Min. 1st Qu. Median Mean 3rd Qu. Max.
0.0000 0.0000 1.0000 0.6348 1.0000 1.0000
2.2.0.5 Exercise 5
Turn former_col
into a factor variable with appropriate labels.
int [1:178] 0 0 1 1 1 0 1 0 0 1 ...
# it's numeric (or 'integer'), so we change it to nominal
qog$former_col <- factor(qog$former_col,
levels = c(0,1),
labels = c("not colonised", "former colony" ))
# let's check the results
table(qog$former_col)
not colonised former colony
65 113
2.2.0.6 Exercise 6
Subset the dataset so that it only has the gdpc
, undp_hdi
, and former_col
variables.
2.2.0.7 Exercise 7
Plot the distribution of gdpc
conditional on former colony status, using theme_minimal()
, labs()
and scale_colour_discrete()
to make sure your plot is clear and easy to understand.
gg_gdpc <- ggplot(data = qog,
mapping = aes(gdpc,
group = former_col,
colour = former_col)) +
geom_density() +
labs(x = "GDP per capita", # clearer x axis label
y = "Density", # clearer y axis label
title = "Distribution of GDP conditional on former colony status") + # clearer title
scale_color_discrete(name = "Former colony", # change legend title
labels = c("Never colonised", # change legend labels
"Colonised")) +
theme_minimal()
gg_gdpc
2.2.0.8 Exercise 8
Compute the probability that a country is richer than 55,000 per capita.
# get the empirical cumulative distribution of wealth
dist_wealth <- ecdf(qog$gdpc)
# probability
1 - dist_wealth(55000)
[1] 0.01123596
The probability is 0.01. Put differently 1 percent of countries are richer than 55,000 US dollars per capita.
2.2.0.9 Exercise 9
Compute the conditional expectation of wealth for a country that is not a former colony.
The conditional expectation is the mean of wealth among all former colonies.
# dataset of just non-former colonies
non_colonies <- filter(qog,
former_col == "not colonised")
# take mean of gdp
mean(non_colonies$gdpc)
[1] 16415.39
The conditional expectation of wealth for non-former colonies is approximately 16415 US dollars per capita.
2.2.0.10 Exercise 10
What is the probability that a former colony is 2 standard deviations below the mean wealth level?

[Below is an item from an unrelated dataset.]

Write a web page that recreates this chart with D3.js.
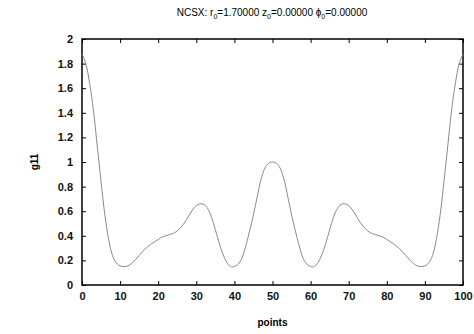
<!DOCTYPE html>
<html>
<head>
<meta charset="utf-8">
<script src="https://cdn.jsdelivr.net/npm/d3@7"></script>
<style>
  body { margin: 0; background: #fff; }
  svg { display: block; font-family: "Liberation Sans", Arial, sans-serif; }
</style>
</head>
<body>
<svg class="canvas" width="474" height="334"></svg>
<script>
// g11 values at points 0..100
const g11 = [
  1.88, 1.80, 1.64, 1.42, 1.13, 0.84, 0.57, 0.37, 0.24, 0.18,
  0.155, 0.15, 0.155, 0.175, 0.205, 0.24, 0.275, 0.305, 0.33, 0.35,
  0.37, 0.39, 0.40, 0.41, 0.42, 0.44, 0.47, 0.51, 0.56, 0.61,
  0.645, 0.66, 0.655, 0.62, 0.55, 0.45, 0.34, 0.25, 0.185, 0.15,
  0.15, 0.17, 0.22, 0.32, 0.44, 0.57, 0.72, 0.86, 0.95, 0.99,
  1.00, 0.99, 0.95, 0.86, 0.72, 0.57, 0.44, 0.32, 0.22, 0.17,
  0.15, 0.15, 0.185, 0.25, 0.34, 0.45, 0.55, 0.62, 0.655, 0.66,
  0.645, 0.61, 0.56, 0.51, 0.47, 0.44, 0.42, 0.41, 0.40, 0.39,
  0.37, 0.35, 0.33, 0.305, 0.275, 0.24, 0.205, 0.175, 0.155, 0.15,
  0.155, 0.18, 0.24, 0.37, 0.57, 0.84, 1.13, 1.42, 1.64, 1.80,
  1.88
];
const points = g11.map((d, i) => i);
const xTicks = [0, 10, 20, 30, 40, 50, 60, 70, 80, 90, 100];
const yTicks = [0, 0.2, 0.4, 0.6, 0.8, 1, 1.2, 1.4, 1.6, 1.8, 2];

const svg = d3.select(".canvas");
const mLeft = 82, mRight = 463, mTop = 39, mBottom = 285;

const xScale = d3.scaleLinear().domain([0, 100]).range([mLeft, mRight]);
const yScale = d3.scaleLinear().domain([0, 2]).range([mBottom, mTop]);
const fmt = (d) => String(d);

// ticks on all four sides, pointing inward
const axes = [
  { axis: d3.axisBottom(xScale).tickValues(xTicks).tickFormat(fmt).tickSizeInner(-4).tickSizeOuter(0).tickPadding(7), t: `translate(0,${mBottom})`, labels: true },
  { axis: d3.axisTop(xScale).tickValues(xTicks).tickSizeInner(-4).tickSizeOuter(0), t: `translate(0,${mTop})`, labels: false },
  { axis: d3.axisLeft(yScale).tickValues(yTicks).tickFormat(fmt).tickSizeInner(-4).tickSizeOuter(0).tickPadding(9), t: `translate(${mLeft},0)`, labels: true },
  { axis: d3.axisRight(yScale).tickValues(yTicks).tickSizeInner(-4).tickSizeOuter(0), t: `translate(${mRight},0)`, labels: false }
];
axes.forEach((a) => {
  const g = svg.append("g").attr("transform", a.t).call(a.axis);
  g.select(".domain").remove();
  g.selectAll(".tick line").attr("stroke", "#000").attr("stroke-width", 1);
  if (a.labels) {
    g.selectAll(".tick text")
      .style("font-size", "11px")
      .style("font-weight", "bold")
      .attr("fill", "#111");
  } else {
    g.selectAll(".tick text").remove();
  }
});

// border
svg.append("rect")
  .attr("x", mLeft).attr("y", mTop)
  .attr("width", mRight - mLeft).attr("height", mBottom - mTop)
  .attr("fill", "none").attr("stroke", "#000").attr("stroke-width", 1.5);

// curve
const line = d3.line()
  .x((d, i) => xScale(points[i]))
  .y((d) => yScale(d))
  .curve(d3.curveCatmullRom);
svg.append("path")
  .datum(g11)
  .attr("d", line)
  .attr("fill", "none")
  .attr("stroke", "#8a8a8a")
  .attr("stroke-width", 1);

// titles
const title = svg.append("text")
  .attr("x", 272).attr("y", 16)
  .attr("text-anchor", "middle")
  .style("font-size", "10px")
  .attr("fill", "#000");
title.append("tspan").text("NCSX: r");
title.append("tspan").text("0").attr("dy", 3).style("font-size", "7px");
title.append("tspan").text("=1.70000 z").attr("dy", -3);
title.append("tspan").text("0").attr("dy", 3).style("font-size", "7px");
title.append("tspan").text("=0.00000 \u03d5").attr("dy", -3);
title.append("tspan").text("0").attr("dy", 3).style("font-size", "7px");
title.append("tspan").text("=0.00000").attr("dy", -3);

svg.append("text")
  .attr("x", (mLeft + mRight) / 2).attr("y", 326)
  .attr("text-anchor", "middle")
  .style("font-size", "10px").style("font-weight", "bold")
  .text("points");

svg.append("text")
  .attr("transform", `translate(38,${(mTop + mBottom) / 2}) rotate(-90)`)
  .attr("text-anchor", "middle")
  .style("font-size", "10px").style("font-weight", "bold")
  .text("g11");
</script>
</body>
</html>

We first find out what the standard deviation and mean of wealth are in the conditional distribution of wealth for former colonies.
# dataset of just former colonies
colonies <- filter(qog, former_col == "former colony")
# standard deviation of wealth for former colonies
sd_wealth_cols <- sd(colonies$gdpc)
sd_wealth_cols
[1] 9783.914
[1] 6599.714
The standard deviation is greater than the mean. Apparently, former colonies are very different. Some do poorly and some extremely well. Negative wealth does not exist. Consequently, the answer is that there is 0 probability of a country having a gdp two standard deviations below the mean.
2.2.0.11 Exercise 11
Compute the probability that any country is the wealth interval from 20,000 to 50,000.
We compute the cumulative probabilities that a country has 20,000 and 50,000 and then take the difference.
# get the empirical cumulative distribution of wealth
dist_wealth_2 <- ecdf(qog$gdpc)
# cumulative probability of 20,000
p1 <- dist_wealth_2(20000)
# cumulative probability of 50,000
p2 <- dist_wealth_2(50000)
# probability of country in the interval
p2 - p1
[1] 0.1741573
The probability is approximately 0.17, so we expect about 17% of countries to fall in this interval.